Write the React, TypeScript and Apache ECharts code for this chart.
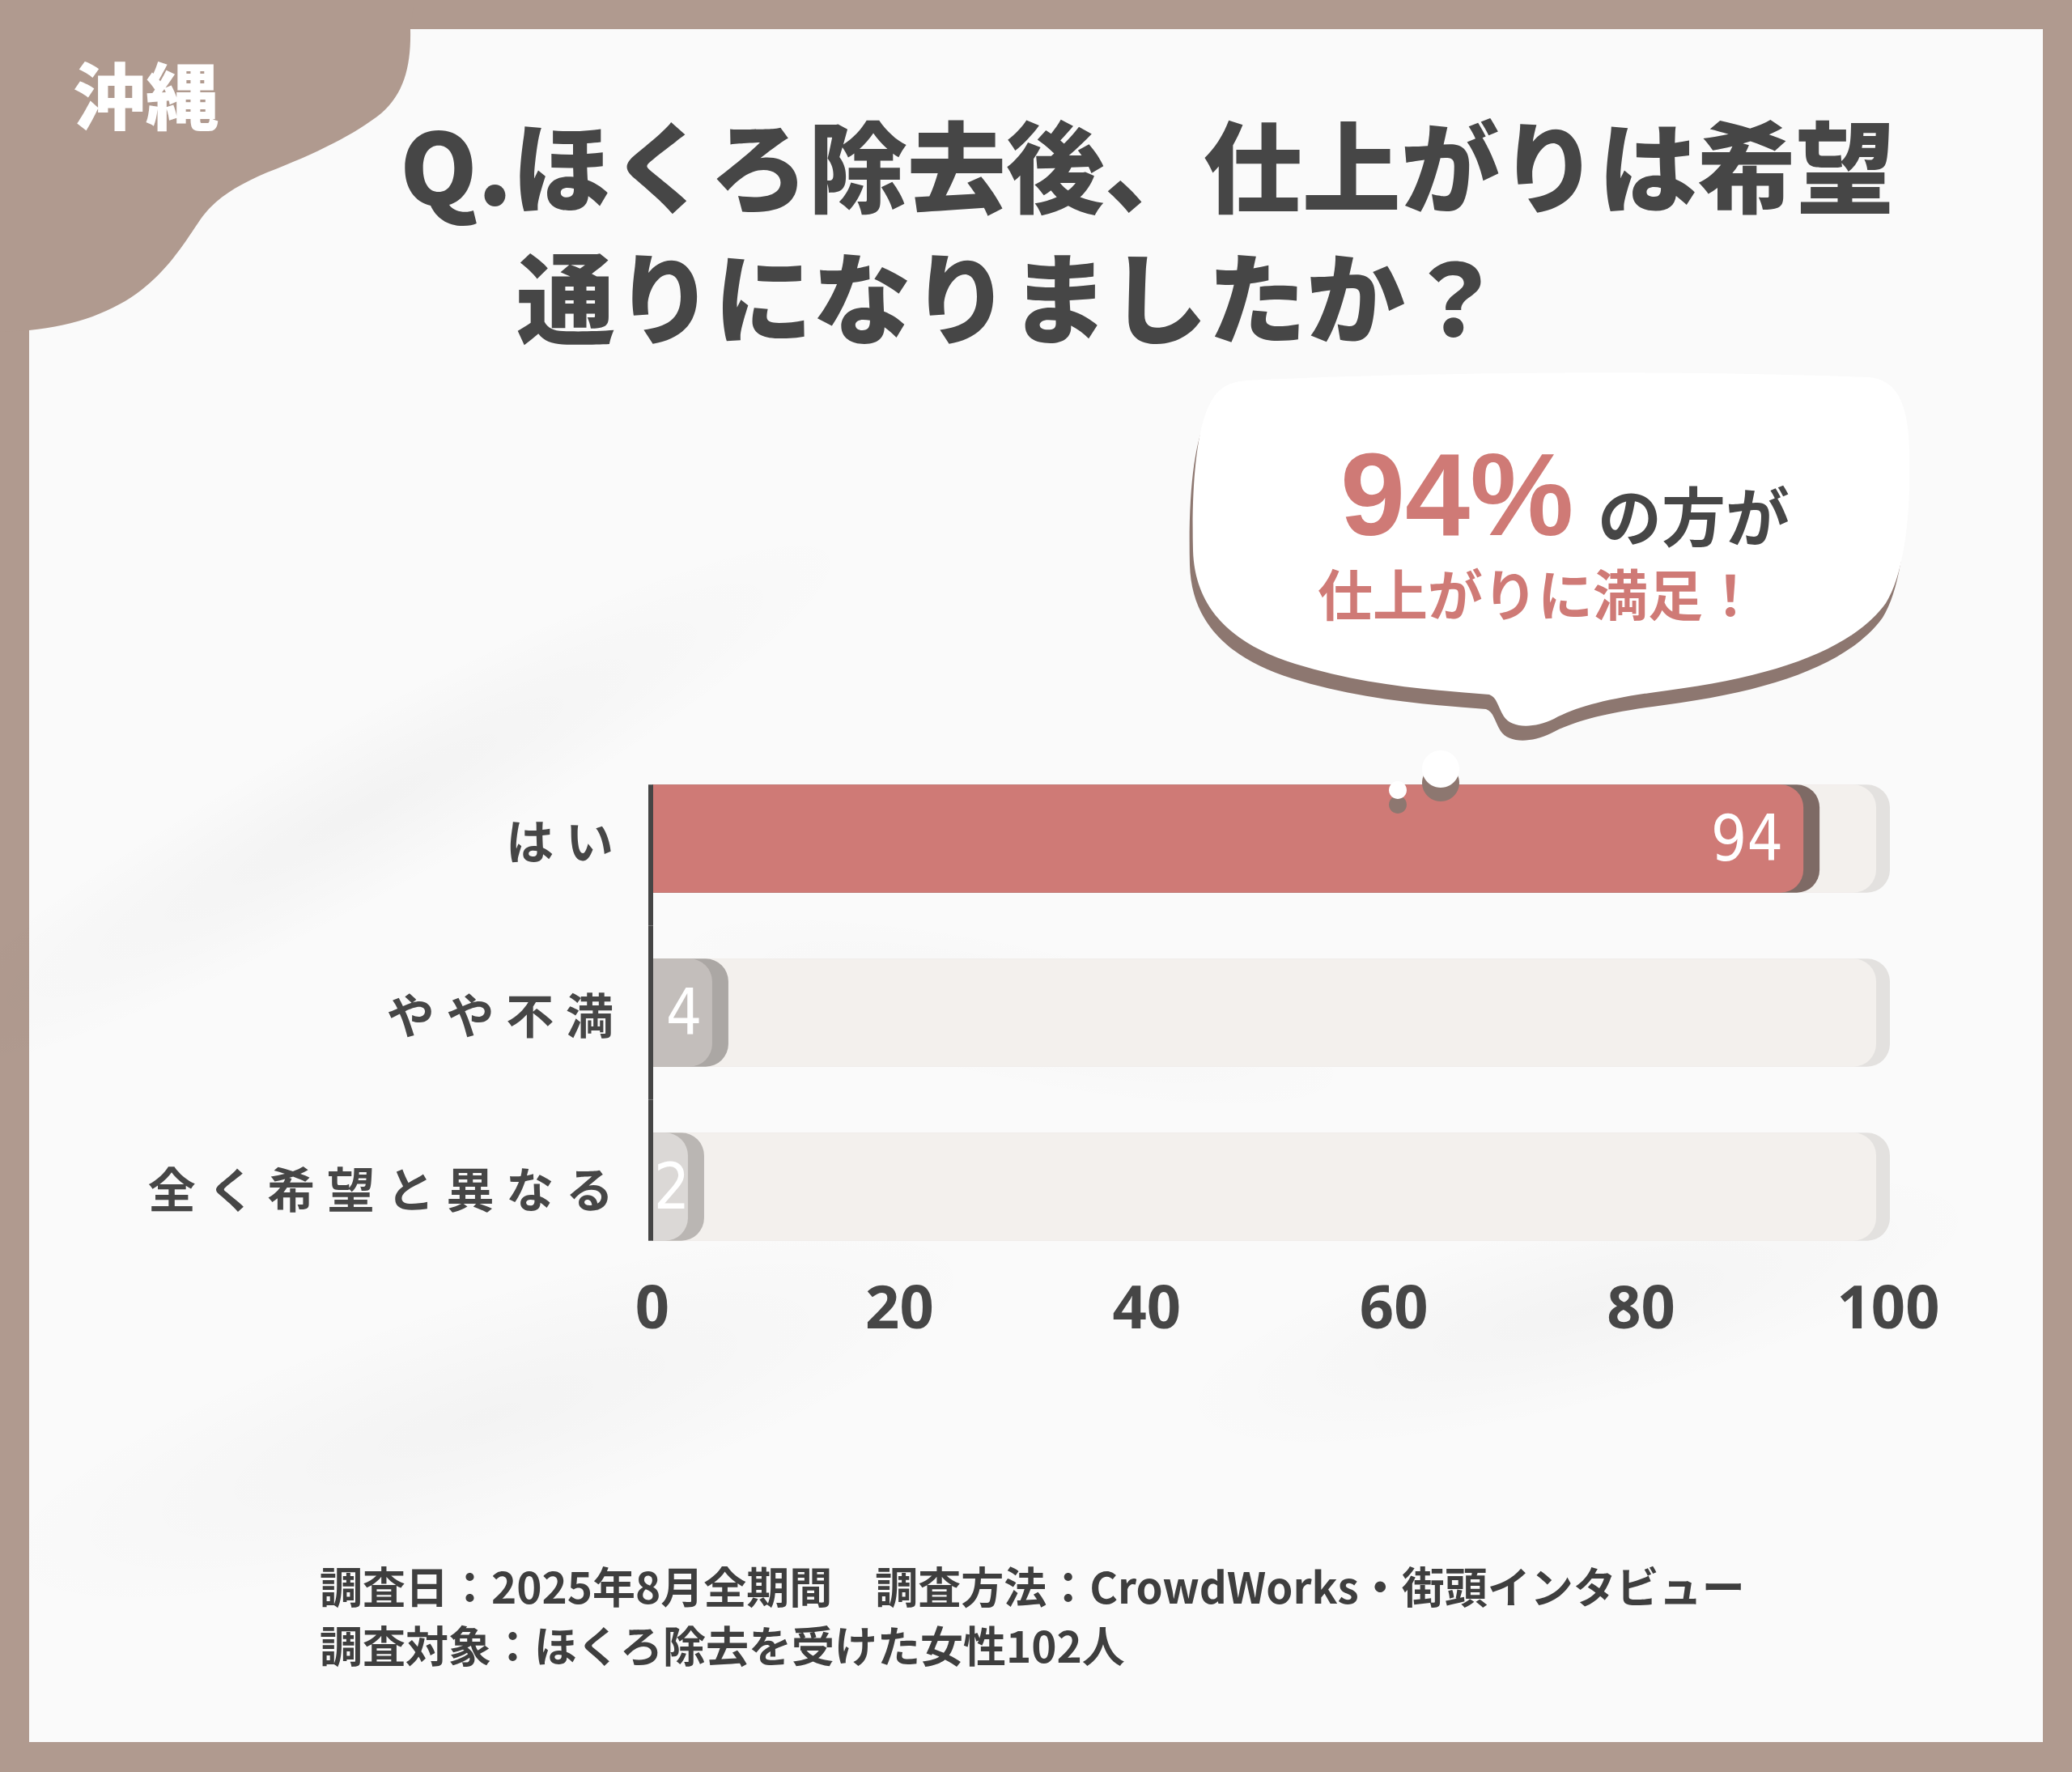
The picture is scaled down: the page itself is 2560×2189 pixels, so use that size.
import React, { useEffect, useRef } from 'react';
import * as echarts from 'echarts';

const W = 2560;
const H = 2189;

// ---- data ----
const categories = ['はい', 'やや不満', '全く希望と異なる'];
const values = [94, 4, 2];
const trackValue = 100;
const xMin = 0;
const xMax = 100;
const xStep = 20;
const barColors = ['#cf7a76', '#c3bebb', '#dbd8d6'];
const barShadowColors = ['#7e6a65', '#aba7a4', '#bab6b3'];
const regionLabel = '沖縄';
const titleLines = ['Q.ほくろ除去後、仕上がりは希望', '通りになりましたか？'];
const calloutSuffix = 'の方が';
const calloutLine2 = '仕上がりに満足！';
const footerLines = [
  '調査日：2025年8月全期間　調査方法：CrowdWorks・街頭インタビュー',
  '調査対象：ほくろ除去を受けた女性102人',
];

// ---- decorative shapes ----
const BLOB_D =
  'M 0 0 L 512 0 L 507 36 C 508 80 500 115 471 140 C 440 165 390 190 330 213 C 290 230 262 248 245 275 C 225 305 205 335 175 358 C 140 385 95 402 36 408 L 0 410 Z';
const BUBBLE_D =
  'M 1541 470 C 1800 458 2100 458 2310 466 C 2345 470 2358 500 2359 560 C 2361 640 2352 710 2330 745 C 2290 800 2200 835 2060 853 C 1990 862 1950 872 1920 888 C 1895 900 1868 900 1858 885 C 1850 872 1850 862 1840 858 C 1760 852 1680 845 1600 820 C 1520 795 1476 750 1474 680 C 1472 600 1478 520 1500 490 C 1510 476 1525 471 1541 470 Z';

echarts.graphic.registerShape('cornerBlob', echarts.graphic.extendPath(BLOB_D, {}));
echarts.graphic.registerShape('speechBubble', echarts.graphic.extendPath(BUBBLE_D, {}));

const CJK = '"Noto Sans CJK JP", "Noto Sans", sans-serif';
const BROWN = '#b09a8f';
const DARK = '#464646';
const RED = '#cf7a76';

function smudge(cx: number, cy: number, rx: number, ry: number, rot: number, a: number) {
  return {
    type: 'ellipse',
    z: -18,
    x: cx,
    y: cy,
    rotation: rot,
    shape: { cx: 0, cy: 0, rx, ry },
    style: {
      fill: {
        type: 'radial',
        x: 0.5,
        y: 0.5,
        r: 0.5,
        colorStops: [
          { offset: 0, color: `rgba(0,0,0,${a})` },
          { offset: 1, color: 'rgba(0,0,0,0)' },
        ],
      },
    },
    silent: true,
  };
}

function renderItem(params: any, api: any) {
  const v = api.value(0) as number;
  const ci = api.value(1) as number;
  const [xEnd, yc] = api.coord([v, ci]);
  const [x0] = api.coord([0, ci]);
  const [xTrack] = api.coord([trackValue, ci]);
  const band = api.size([0, 1])[1];
  const h = band * 0.62;
  const top = yc - h / 2;
  const start = x0 - 14;
  const r = 28;
  const bodyW = xEnd - start;
  const long = bodyW > 150;
  const n = categories.length;
  const segTop = ci === 0 ? top : yc - band / 2;
  const segBot = ci === n - 1 ? top + h : yc + band / 2;
  return {
    type: 'group',
    children: [
      {
        type: 'rect',
        shape: { x: start, y: top, width: xTrack + 17 - start, height: h, r: [0, r, r, 0] },
        style: { fill: '#e3e1df' },
      },
      {
        type: 'rect',
        shape: { x: start, y: top, width: xTrack - start, height: h, r: [0, r, r, 0] },
        style: { fill: '#f3f0ed' },
      },
      {
        type: 'rect',
        shape: { x: start, y: top, width: bodyW + 20, height: h, r: [0, r, r, 0] },
        style: { fill: barShadowColors[ci] },
      },
      {
        type: 'rect',
        shape: { x: start, y: top, width: bodyW, height: h, r: [0, r, r, 0] },
        style: { fill: barColors[ci] },
      },
      {
        type: 'text',
        x: long ? xEnd - 25 : start + bodyW / 2 + 2,
        y: yc,
        style: {
          text: String(v),
          fill: '#ffffff',
          font: '78px "Liberation Sans Narrow", "DejaVu Sans Condensed", sans-serif',
          align: long ? 'right' : 'center',
          verticalAlign: 'middle',
        },
      },
      {
        type: 'rect',
        shape: { x: x0 - 19, y: segTop, width: 6, height: segBot - segTop },
        style: { fill: '#454545' },
      },
    ],
  };
}

export default function App() {
  const ref = useRef<HTMLDivElement>(null);
  useEffect(() => {
    if (!ref.current) return;
    const chart = echarts.init(ref.current, null, { renderer: 'svg', width: W, height: H });
    const graphic: any[] = [
      { type: 'rect', z: -20, shape: { x: 0, y: 0, width: W, height: H }, style: { fill: BROWN }, silent: true },
      { type: 'rect', z: -19, shape: { x: 36, y: 36, width: 2488, height: 2116 }, style: { fill: '#fafafa' }, silent: true },
      smudge(450, 1000, 700, 110, 0.5, 0.03),
      smudge(600, 1750, 650, 150, 0.3, 0.028),
      smudge(1950, 1620, 520, 120, 0.25, 0.028),
      smudge(1250, 1250, 450, 90, -0.2, 0.02),
      { type: 'cornerBlob', z: -17, x: 0, y: 0, style: { fill: BROWN }, silent: true },
      {
        type: 'text', z: -16, x: 90, y: 114,
        style: { text: regionLabel, fill: '#ffffff', font: `900 90px ${CJK}`, align: 'left', verticalAlign: 'middle' },
      },
      {
        type: 'text', z: 10, x: 494, y: 199,
        style: { text: titleLines[0], fill: DARK, font: `900 122px ${CJK}`, align: 'left', verticalAlign: 'middle' },
      },
      {
        type: 'text', z: 10, x: 638, y: 361,
        style: { text: titleLines[1], fill: DARK, font: `900 122px ${CJK}`, align: 'left', verticalAlign: 'middle' },
      },
      { type: 'speechBubble', z: 50, x: -4, y: 18, style: { fill: '#8d7770' }, silent: true },
      { type: 'speechBubble', z: 51, x: 0, y: 0, style: { fill: '#ffffff' }, silent: true },
      {
        type: 'text', z: 52, x: 1656, y: 611,
        style: { text: `${values[0]}%`, fill: RED, font: 'bold 144px "Liberation Sans", Roboto, sans-serif', align: 'left', verticalAlign: 'middle' },
      },
      {
        type: 'text', z: 52, x: 1974, y: 634,
        style: { text: calloutSuffix, fill: DARK, font: `bold 79px ${CJK}`, align: 'left', verticalAlign: 'middle' },
      },
      {
        type: 'text', z: 52, x: 1628, y: 731,
        style: { text: calloutLine2, fill: RED, font: `bold 68px ${CJK}`, align: 'left', verticalAlign: 'middle' },
      },
      { type: 'circle', z: 60, shape: { cx: 1780, cy: 967, r: 23 }, style: { fill: '#8d7770' }, silent: true },
      { type: 'circle', z: 61, shape: { cx: 1780, cy: 950, r: 23 }, style: { fill: '#ffffff' }, silent: true },
      { type: 'circle', z: 60, shape: { cx: 1727, cy: 994, r: 11 }, style: { fill: '#8d7770' }, silent: true },
      { type: 'circle', z: 61, shape: { cx: 1727, cy: 976, r: 11 }, style: { fill: '#ffffff' }, silent: true },
      {
        type: 'text', z: 10, x: 395, y: 1958,
        style: { text: footerLines[0], fill: '#3e3e3e', font: `bold 53px ${CJK}`, align: 'left', verticalAlign: 'middle' },
      },
      {
        type: 'text', z: 10, x: 395, y: 2031,
        style: { text: footerLines[1], fill: '#3e3e3e', font: `bold 53px ${CJK}`, align: 'left', verticalAlign: 'middle' },
      },
    ];

    const option: any = {
      animation: false,
      backgroundColor: 'transparent',
      grid: [
        { left: 806, right: W - 2333, top: 928.5, height: 645, outerBoundsMode: 'none', containLabel: false },
        { left: 820, right: W - 2318, top: 928.5, height: 645, outerBoundsMode: 'none', containLabel: false },
      ],
      xAxis: [
        {
          gridIndex: 0, type: 'value', min: xMin, max: xMax, interval: xStep,
          axisLine: { show: false }, axisTick: { show: false }, splitLine: { show: false },
          axisLabel: {
            margin: 2, color: DARK, fontSize: 74, fontWeight: 'bold',
            fontFamily: '"Noto Sans", sans-serif', showMinLabel: true, showMaxLabel: true,
          },
        },
        { gridIndex: 1, type: 'value', min: xMin, max: xMax, show: false },
      ],
      yAxis: [
        {
          gridIndex: 0, type: 'category', inverse: true, data: categories,
          axisLine: { show: false }, axisTick: { show: false }, splitLine: { show: false },
          axisLabel: {
            margin: 48, color: DARK, fontSize: 59, fontWeight: 'bold', fontFamily: CJK,
            formatter: (s: string) => s.split('').join('\u2005'),
          },
        },
        { gridIndex: 1, type: 'category', inverse: true, data: categories, show: false },
      ],
      series: [
        {
          type: 'custom',
          xAxisIndex: 1,
          yAxisIndex: 1,
          z: 5,
          data: values.map((v, i) => [v, i]),
          encode: { x: 0, y: 1 },
          renderItem,
        },
      ],
      graphic,
    };
    chart.setOption(option);
    return () => chart.dispose();
  }, []);
  return <div ref={ref} style={{ position: 'absolute', left: 0, top: 0, width: W, height: H }} />;
}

----

> _Goal_: Return only the lines from the start of the data through the line that contains "const H = 2189;", please, copying them exactly and omitting all pictures.

> _Task response_:
Write the React, TypeScript and Apache ECharts code for this chart.
The picture is scaled down: the page itself is 2560×2189 pixels, so use that size.
import React, { useEffect, useRef } from 'react';
import * as echarts from 'echarts';

const W = 2560;
const H = 2189;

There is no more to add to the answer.